Petri nets and integrality relaxations: A view of continuous petri net models

Petri nets are formalisms for the modeling of discrete event dynamic systems (DEDS). The integrality of the marking and of the transitions firing counters is a clear reflection of this. To reduce the computational complexity of the analysis or synthesis of Petri nets, two relaxations have been introduced at two different levels: (1) at net level, leading to continuous [1]-[3] net systems; (2) at state equation (or fundamental equation) level, which has allowed to obtain systems of linear inequalities, or linear programming problems [4]-[6]. These relaxations are mainly related to the fractional firing of transitions, which implies the existence of non-integer markings. For instance, a first-order continuization transformsa discrete and stochastic model, into a continuous and deterministic approximated model.

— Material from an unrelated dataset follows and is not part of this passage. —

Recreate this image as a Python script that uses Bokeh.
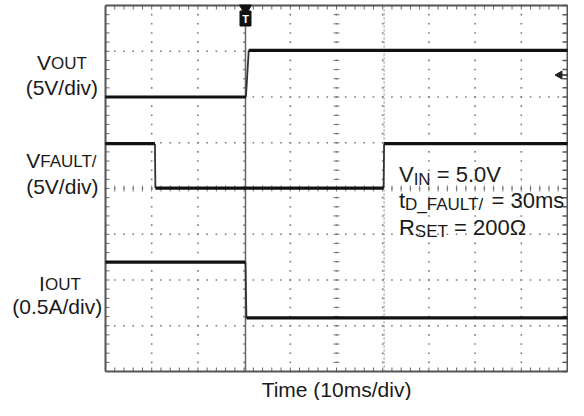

The purpose of our work is to give an overview of this emerging field. It is focused on the relationship between the properties of (discrete) PNs and the corresponding properties of their continuous approximation. Through the interleaving of qualitative and quantitative techniques, surprising results can be obtained from the analysis of these continuous systems. For these approximations to be acceptable, it is necessary that large markings (populations) exist. It will also be seen, however, that not every populated net system can be continuized. In fact, there exist systems with large populations for which continuization does not make sense. The possibility of expressing non-linear behaviors may lead to deterministic continuous differential systems with complex behaviors (orbits, limit cycles, different attractors, and chaos).